Revoluções: alguns aspectos

Seria certamente absurdo dizer que as revoluções da nossa história politica nada mudaram mas seria igualmente absurdo dizer que mudaram tudo.

O conceito de revolução sugere a ideia de uma tabula rasa, ou seja, a crença de que tudo pode ser mudado. Os historiadores políticos circunscrevem cronologicamente o evento revolucionário mas os militantes que o executaram perpetuam-no no tempo como uma missão sempre inacabada que requer militância e sacrifício. Qualquer revolução é ameaçada por aqueles que a ela se opõem e pelas inevitáveis vicissitudes históricas que a assolam. Esta é, aliás, a principal razão da sacralização do evento revolucionário, da sua inscrição no ser colectivo como mito fundador: assegurar a lealdade ideológica dos crentes com a invocação da pureza do acto constitutivo e estabelecer uma referência moral. É vital respeitar os ideais e aqueles que padeceram em seu nome.

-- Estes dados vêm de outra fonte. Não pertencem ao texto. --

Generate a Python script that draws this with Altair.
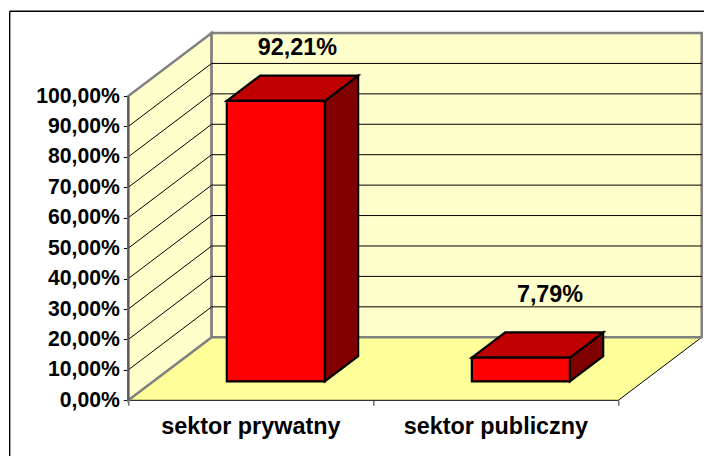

Não obstante a sacralização do evento revolucionário, a sua pureza ideológica é inevitavelmente posta em causa pelo passar do tempo e pelo ressurgimento de práticas e ideários do regime deposto e da cultura política que se pretende erradicar através da militância. É sabido que mudar uma cultura política demora muito mais tempo do que depor um regime. O acto e o processo revolucionário estão sujeitos a temporalidades distintas, uma sintética ou apoteótica, a outra dispersiva, isto é, futurista e, como tal, necessariamente contraditória. A resiliência da tradição, de tudo o que foi e ainda é, faz-se sentir no devir revolucionário, constituindo-se como “força reacionária.”

Da luta entre o velho e o novo surge o que Zygmunt Bauman chamou de “estado liminar (do latim limen)”, ou seja, um espaço fluído de contestação, um campo de batalha caótico e sempre indeterminado, onde a ordem deposta e ordem em construção se digladiam ferozmente, engendrando a mais debilitante indefinição que, não raramente, justifica a intervenção autoritária dos novos detentores de poder, movidos pelo dever messiânico de inscrever o novo na tradição. Desta inscrição sempre violenta emana o caos e volatilidade. É nesta “terra de ninguém” disputada que ocorre o derradeiro conflito entre o que é e o que será. Não raramente o que resulta desta infernal dialéctica social é uma amalgama bizarra da velha e da nova ordem.

A Revolução Russa de 1917 depôs um regime, iniciou mudanças dramáticas na sociedade russa mas não eliminou por completo o arquétipo do czar. Marx elegeu uma vanguarda, e não um Grande Líder, como agente da mudança histórica que preconizava. Não foi Lenine um czar do proletariado? Foi Lenine uma perversão herética da pureza doutrinária? Pergunta interessante, julgo eu. A relação de Moscovo com as regiões também não mudou substancialmente. Os plenipotenciários do czar foram substituídos pelos comissários do omnipotente partido. É certo que a ideologia que legitimava o novo poder mudou mas os meios institucionais do exercício do poder pouco mudaram. A Revolução Francesa dizimou a aristocracia mas as Grandes Écoles republicanas reinstituíram o elitismo na sociedade francesa.

Outras lógicas ideológicas, outros métodos de legitimação, outros efeitos da governação, mas alguns dos mais importantes elementos da tradição persistiram. Transfigurados, é certo, mas ainda reconhecíveis. A Revolução de Abril instituiu direitos sociais e liberdades individuais mas não erradicou a desigualdade e o corporativismo da sociedade portuguesa. Até o PCP, eternamente fiel ao internacionalismo, raramente se esquece do patriotismo nas suas proclamações. A tradição ainda se faz sentir entre os comunistas portugueses? Os revolucionários americanos insurgiram-se contra a monarquia mas não são poucos os historiadores políticos que se referem aos Kennedy e aos Bush como dinastias aristocráticas. Ou seja, todas as revoluções são eventos ambíguos e muitas vezes paradoxais. Seria certamente absurdo dizer que as revoluções da nossa história politica nada mudaram mas seria igualmente absurdo dizer que mudaram tudo. Os revolucionários tentam a todo o custo erradicar do glorioso processo revolucionário as cintilas remanescentes da sociedade deposta, tentando assim preservar a pureza do acto revolucionário. Só o que é puro e incorruptível pode ser sacralizado como mito. Tarefa ingrata, a deles. As revoluções são sempre compostas por crenças puristas e por contradições insanáveis. Todas as revoluções são paradoxais: tudo o que foi persistirá sempre em tudo o que é. Resta apenas saber sob que formas. As revoluções são cifras que devem ser cuidadosamente interpretadas.